Por tudo isso, o 7 de setembro
talvez seja a comemoração de um cadáver: Não do supostamente subdesenvolvido nacionalismo brasileiro, mas do nacionalismo em geral, onde quer que seja nesse
nosso estranho e temível mundo novo.
Comentários
Mais uma vez, você suscitou em mim uma nova visão sobre um assunto que eu julgava conhecer. Obrigada!
O que me chama mais atenção, por outro lado, é na artificialidade das construções identitárias (como este nacionalismo, o patriotismo, ou mesmo a formação de ídolos). A meu ver é uma característica mais moderna, talvez por uma super-idealização do mundo antigo da minha parte, talvez porque eu entenda como o "não-artificial" aquela construção identitária que se forma condizente com as necessidades, tradição e pano de fundo cultural de uma comunidade humana (fugindo daquelas visões antropológicas ou marxistas o máximo que eu posso hehe).
Então, assumindo a artificialidade do que chamei de 'construção identitária', me pergunto se para o mundo de hoje é possível uma identidade "não-artificial" ou ainda se é possível construir, ainda que artificialmente, uma identidade humana mais próxima do que seria o ideal para o mundo moderno... a princípio, eu acho que não =/
Fernanda, acho que o complemento que você cobrou seria ter mencionado o patriotismo constitucional como substituto do nacionalismo e como núcleo de sustentação das demandas identitárias mais fragmentadas dentro das sociedades. É um ponto em que a resposta adequada à sua provocação coincidiria em parte com a resposta à do Davi Silva, que me perguntou por que não destacar os ganhos normativos obtidos com o nacionalismo e a forma de levá-los para além da fronteira do Estado-nação no mundo contemporâneo.
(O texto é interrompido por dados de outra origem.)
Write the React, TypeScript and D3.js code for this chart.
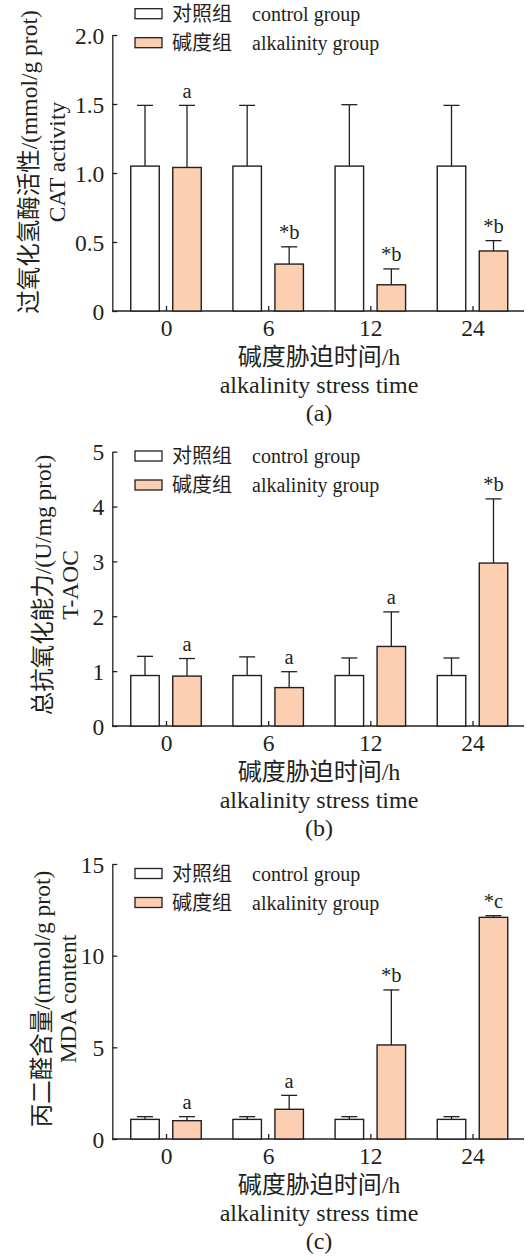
import React, { useEffect, useRef } from 'react';
import * as d3 from 'd3';

const times = ['0', '6', '12', '24'];

const catControl = [1.05, 1.05, 1.05, 1.05];
const catControlErr = [1.49, 1.49, 1.495, 1.49];
const catAlk = [1.04, 0.34, 0.19, 0.435];
const catAlkErr = [1.49, 0.465, 0.305, 0.51];
const catMarks = ['a', '*b', '*b', '*b'];
const catTicks = [0, 0.5, 1, 1.5, 2];

const aocControl = [0.92, 0.92, 0.92, 0.92];
const aocControlErr = [1.27, 1.26, 1.24, 1.24];
const aocAlk = [0.91, 0.7, 1.45, 2.97];
const aocAlkErr = [1.23, 0.99, 2.08, 4.14];
const aocMarks = ['a', 'a', 'a', '*b'];
const aocTicks = [0, 1, 2, 3, 4, 5];

const mdaControl = [1.07, 1.07, 1.07, 1.07];
const mdaControlErr = [1.22, 1.22, 1.22, 1.22];
const mdaAlk = [1.0, 1.62, 5.13, 12.09];
const mdaAlkErr = [1.22, 2.38, 8.13, 12.18];
const mdaMarks = ['a', 'a', '*b', '*c'];
const mdaTicks = [0, 5, 10, 15];

const FONT = '"Liberation Serif", "Times New Roman", "Noto Sans CJK SC", serif';
const INK = '#231f20';
const PEACH = '#fccfb3';

const panels = [
  {
    bottom: 311, top: 35, max: 2, ticks: catTicks, fmt: (d: number) => (d === 0 ? '0' : d.toFixed(1)),
    control: catControl, controlErr: catControlErr, alk: catAlk, alkErr: catAlkErr, marks: catMarks,
    legendDy: -21.3, label1: '过氧化氢酶活性/(mmol/g prot)', label2: 'CAT activity', lx1: 37, lx2: 65, ly: 162,
    tag: '(a)',
  },
  {
    bottom: 726, top: 451.7, max: 5, ticks: aocTicks, fmt: (d: number) => String(d),
    control: aocControl, controlErr: aocControlErr, alk: aocAlk, alkErr: aocAlkErr, marks: aocMarks,
    legendDy: 4.3, label1: '总抗氧化能力/(U/mg prot)', label2: 'T-AOC', lx1: 51, lx2: 78, ly: 585,
    tag: '(b)',
  },
  {
    bottom: 1139, top: 864, max: 15, ticks: mdaTicks, fmt: (d: number) => String(d),
    control: mdaControl, controlErr: mdaControlErr, alk: mdaAlk, alkErr: mdaAlkErr, marks: mdaMarks,
    legendDy: 9.5, label1: '丙二醛含量/(mmol/g prot)', label2: 'MDA content', lx1: 50, lx2: 76, ly: 999,
    tag: '(c)',
  },
];

const App: React.FC = () => {
  const svgRef = useRef<SVGSVGElement>(null);

  useEffect(() => {
    if (!svgRef.current) return;
    const svg = d3.select(svgRef.current);
    svg.selectAll('*').remove();

    const axisX = 112.3;
    const axisEnd = 524;
    const x = d3.scalePoint<string>().domain(times).range([166, 472.5]);
    const barW = 28.5;
    const off = 21;
    const cap = 8;

    panels.forEach((p) => {
      const g = svg.append('g');
      const y = d3.scaleLinear().domain([0, p.max]).range([p.bottom, p.top]);

      // y axis
      const ya = g.append('g')
        .attr('transform', `translate(${axisX},0)`)
        .call(d3.axisLeft(y).tickValues(p.ticks).tickFormat((d) => p.fmt(d as number)).tickSizeInner(-5).tickSizeOuter(0).tickPadding(8));
      ya.attr('font-family', FONT).attr('font-size', 23.5);
      ya.selectAll('path, line').attr('stroke', INK).attr('stroke-width', 1.3);
      ya.selectAll('text').attr('fill', INK).attr('dy', '0.35em');

      // x axis
      const xa = g.append('g')
        .attr('transform', `translate(0,${p.bottom})`)
        .call(d3.axisBottom(x).tickSizeInner(-5).tickSizeOuter(0));
      xa.select('.domain').remove();
      xa.attr('font-family', FONT).attr('font-size', 23.5);
      xa.selectAll('line').attr('stroke', INK).attr('stroke-width', 1.3);
      xa.selectAll('text').attr('fill', INK).attr('y', 25).attr('dy', 0);
      g.append('line')
        .attr('x1', axisX).attr('x2', axisEnd)
        .attr('y1', p.bottom).attr('y2', p.bottom)
        .attr('stroke', INK).attr('stroke-width', 1.3);

      const series = [
        { vals: p.control, errs: p.controlErr, dx: -off, fill: '#ffffff' },
        { vals: p.alk, errs: p.alkErr, dx: off, fill: PEACH },
      ];

      series.forEach((s) => {
        // error bars (upper only)
        const eb = g.append('g').attr('stroke', INK).attr('stroke-width', 1.3);
        times.forEach((t, i) => {
          const cx = (x(t) as number) + s.dx;
          eb.append('line').attr('x1', cx).attr('x2', cx).attr('y1', y(s.vals[i])).attr('y2', y(s.errs[i]));
          eb.append('line').attr('x1', cx - cap).attr('x2', cx + cap).attr('y1', y(s.errs[i])).attr('y2', y(s.errs[i]));
        });
        g.append('g').selectAll('rect').data(s.vals).join('rect')
          .attr('x', (_, i) => (x(times[i]) as number) + s.dx - barW / 2)
          .attr('y', (d) => y(d))
          .attr('width', barW)
          .attr('height', (d) => p.bottom - y(d))
          .attr('fill', s.fill)
          .attr('stroke', INK)
          .attr('stroke-width', 1.4);
      });

      // significance marks
      g.append('g').selectAll('text').data(p.marks).join('text')
        .attr('x', (_, i) => (x(times[i]) as number) + off)
        .attr('y', (_, i) => y(p.alkErr[i]) - 7.5)
        .attr('text-anchor', 'middle')
        .attr('font-family', FONT).attr('font-size', 20.5).attr('fill', INK)
        .text((d) => d);

      // legend
      const legend = [
        { fill: '#ffffff', zh: '对照组', en: 'control group' },
        { fill: PEACH, zh: '碱度组', en: 'alkalinity group' },
      ];
      legend.forEach((l, i) => {
        const cy = p.top + p.legendDy + i * 29;
        g.append('rect').attr('x', 135).attr('y', cy - 5).attr('width', 27).attr('height', 10)
          .attr('fill', l.fill).attr('stroke', INK).attr('stroke-width', 1.3);
        g.append('text').attr('x', 172).attr('y', cy + 7)
          .attr('font-family', FONT).attr('font-size', 20).attr('fill', INK).text(l.zh);
        g.append('text').attr('x', 252).attr('y', cy + 7)
          .attr('font-family', FONT).attr('font-size', 20).attr('fill', INK).text(l.en);
      });

      // y axis title
      [
        { t: p.label1, lx: p.lx1 },
        { t: p.label2, lx: p.lx2 },
      ].forEach((l) => {
        g.append('text')
          .attr('transform', `translate(${l.lx},${p.ly}) rotate(-90)`)
          .attr('text-anchor', 'middle')
          .attr('font-family', FONT).attr('font-size', 23.5).attr('fill', INK)
          .text(l.t);
      });

      // x axis title and panel tag
      const cxTitle = 319;
      [
        { t: '碱度胁迫时间/h', dy: 54 },
        { t: 'alkalinity stress time', dy: 82 },
        { t: p.tag, dy: 110 },
      ].forEach((l) => {
        g.append('text')
          .attr('x', cxTitle).attr('y', p.bottom + l.dy)
          .attr('text-anchor', 'middle')
          .attr('font-family', FONT).attr('font-size', 24).attr('fill', INK)
          .text(l.t);
      });
    });
  }, []);

  return (
    <svg
      ref={svgRef}
      width={526}
      height={1260}
      viewBox="0 0 526 1260"
      style={{ position: 'absolute', left: 0, top: 0, background: '#ffffff' }}
    />
  );
};

export default App;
Talvez eu faça uma postagem complementar para compor uma resposta comum às duas provocações. Quanto à identidade moderna, parece-me necessário assumir duas coisas: que ainda se estão buscando identidades pós-nacionais; e que, se queremos a implantação de uma ordem global que respeite os direitos humanos, é em relação a estes, e não às identidades que o exercício refletido do civismo deve caminhar acima de tudo.